In that sense, I'm not making a new claim. I’m trying to amplify one that's already been made by incarcerated Black authors like Angela Davis, Assata Shakur, George Jackson, and Ruchell Magee, and hopefully to bring the language of political theory more in-line with Black carceral political thought.

And wouldn’t incarcerated people know better than anyone the politicized consequences of the carceral state?

Lena Zuckerwise: Yes, and they do. Through teaching in prisons, I saw firsthand that the students, even without a formal schooling, are highly educated, extremely well read, 100% politicized and can articulate better than anyone I've ever interacted with in any formal academic setting the degree to which the carceral state is a racial regime. The same is true of the authors of Black carceral political thought in the 60s and 70s.
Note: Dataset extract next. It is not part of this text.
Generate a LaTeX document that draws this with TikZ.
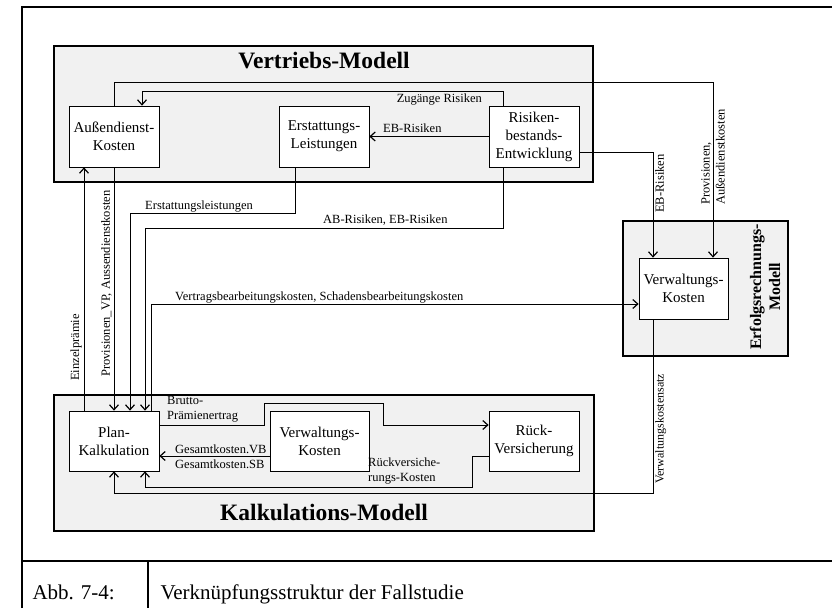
\documentclass[tikz,border=0pt]{standalone}
\usepackage{fontspec}
\setmainfont{Liberation Serif}
\usetikzlibrary{arrows.meta}

\definecolor{modellgrau}{RGB}{241,241,241}

\tikzset{
	>={Straight Barb[length=5pt,width=9pt,line width=1.2pt]},
	block/.style={draw,fill=white,line width=0.7pt,align=center,inner sep=0pt,
		minimum width=90pt,minimum height=61pt,font=\fontsize{15}{18}\selectfont},
	modell/.style={draw,fill=modellgrau,line width=2pt},
	titel/.style={font=\fontsize{23.5}{28}\selectfont\bfseries},
	lbl/.style={inner sep=0pt,font=\fontsize{12.5}{15}\selectfont},
	verb/.style={line width=0.7pt,->}
}

\begin{document}
\begin{tikzpicture}[x=1pt,y=1pt]
	\useasboundingbox (0,0) rectangle (832,608);
	% Rahmen mit Bildunterschrift
	\draw[line width=2pt] (22,0) -- (22,601) -- (832,601);
	\draw[line width=2pt] (22,47) -- (832,47);
	\draw[line width=1.2pt] (148,47) -- (148,0);
	\node[anchor=base west,font=\fontsize{21}{25}\selectfont] (abb) at (29,9) {Abb. 7-4:};
	\node[anchor=base west,font=\fontsize{21}{25}\selectfont] (titelabb) at (157,9) {Verknüpfungsstruktur der Fallstudie};

	% die drei Modelle
	\draw[modell] (54,426) rectangle (593,562);
	\draw[modell] (54,77) rectangle (594,213);
	\draw[modell] (623,252) rectangle (788,387);
	\node[titel,anchor=base] (vertrieb) at (324,539) {Vertriebs-Modell};
	\node[titel,anchor=base] (kalk) at (324,88) {Kalkulations-Modell};
	\node[rotate=90,align=center,inner sep=0pt,font=\fontsize{16}{19}\selectfont\bfseries] (erfolg) at (765,321) {Erfolgsrechnungs-\\Modell};

	% Vertriebs-Modell
	\node[block] (adk) at (114,471.5) {Außendienst-\\Kosten};
	\node[block] (erl) at (324,471.5) {Erstattungs-\\Leistungen};
	\node[block] (rbe) at (534,471.5) {Risiken-\\bestands-\\Entwicklung};

	% Erfolgsrechnungs-Modell
	\node[block,minimum width=89pt] (vke) at (683.5,319.5) {Verwaltungs-\\Kosten};

	% Kalkulations-Modell
	\node[block,minimum height=60pt] (pk) at (114,167) {Plan-\\Kalkulation};
	\node[block,minimum height=60pt,minimum width=99pt] (vkk) at (319.5,167) {Verwaltungs-\\Kosten};
	\node[block,minimum height=60pt] (rv) at (534,167) {Rück-\\Versicherung};

	% Verbindungen im Vertriebs-Modell
	\draw[verb] ([xshift=-31pt]rbe.north) -- ++(0,14) -| ([xshift=28pt]adk.north);
	\node[lbl,anchor=base east] (zug) at (482,505) {Zugänge Risiken};
	\draw[verb] (rbe.west) -- (erl.east);
	\node[lbl,anchor=base west] (ebr) at (383,475) {EB-Risiken};

	% zum Erfolgsrechnungs-Modell
	\draw[verb] (adk.north) -- ++(0,23) -| ([xshift=29.5pt]vke.north);
	\node[lbl,rotate=90,anchor=west,align=left] (prov) at (713,403) {Provisionen,\\Außendienstkosten};
	\draw[verb] ([yshift=-15.5pt]rbe.east) -| ([xshift=-30.5pt]vke.north);
	\node[lbl,rotate=90,anchor=north west] (ebr2) at (655,395) {EB-Risiken};

	% zur Plan-Kalkulation
	\draw[verb] ([xshift=-29pt]erl.south) -- ++(0,-46) -| ([xshift=16pt]pk.north);
	\node[lbl,anchor=base west] (erst) at (145,398) {Erstattungsleistungen};
	\draw[verb] ([xshift=-31pt]rbe.south) -- ++(0,-61) -| ([xshift=31pt]pk.north);
	\node[lbl,anchor=base west] (abeb) at (323,384) {AB-Risiken, EB-Risiken};
	\draw[verb] (adk.south) -- (pk.north);
	\node[lbl,rotate=90,anchor=south west] (provvp) at (112,231) {Provisionen\_VP, Aussendienstkosten};
	\draw[verb] ([xshift=-30pt]pk.north) -- ([xshift=-30pt]adk.south);
	\node[lbl,rotate=90,anchor=south west] (einz) at (82,227) {Einzelprämie};

	% Plan-Kalkulation <-> Verwaltungs-Kosten (Erfolgsrechnung)
	\draw[verb] ([xshift=37pt]pk.north) |- ([yshift=-15.5pt]vke.west);
	\node[lbl,anchor=base west] (vbk) at (175,307) {Vertragsbearbeitungskosten, Schadensbearbeitungskosten};
	\draw[verb] ([xshift=-30.5pt]vke.south) -- ++(0,-174) -| (pk.south);
	\node[lbl,rotate=90,anchor=north west,font=\fontsize{12}{14}\selectfont] (vks) at (655,124) {Verwaltungskostensatz};

	% Verbindungen im Kalkulations-Modell
	\draw[verb] ([yshift=16pt]pk.east) -| ++(105,22) -| ++(119,-22) -- ([yshift=16pt]rv.west);
	\node[lbl,anchor=south west,align=left] (brutto) at (167,186) {Brutto-\\Prämienertrag};
	\draw[verb] ([yshift=-15pt]vkk.west) -- ([yshift=-15pt]pk.east);
	\node[lbl,anchor=west,align=left] (gesk) at (175,151.5) {Gesamtkosten.VB\\Gesamtkosten.SB};
	\draw[verb] ([yshift=-15pt]rv.west) -| ++(-16,-31) -| ([xshift=31pt]pk.south);
	\node[lbl,anchor=south west,align=left] (rvk) at (368,124) {Rückversiche-\\rungs-Kosten};
\end{tikzpicture}
\end{document}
Is that what makes this an important subject?

Lena Zuckerwise: I think it's important because no political theorist has ever written on Black resistance in captivity before. There have been a couple of folks who have written on slave resistance, but none who have put together the resistance of enslaved people with that of incarcerated people to try to come up with a unifying theory of politics in captivity. That is the unique contribution I'm hoping to make in my field.

The political contributions of incarcerated people are not taken seriously, are not viewed as real politics. Prison is a hyper-visible part of the social and political landscape, though the political work of incarcerated people is so invisible. It is generally left out of political theory, and that needs to change.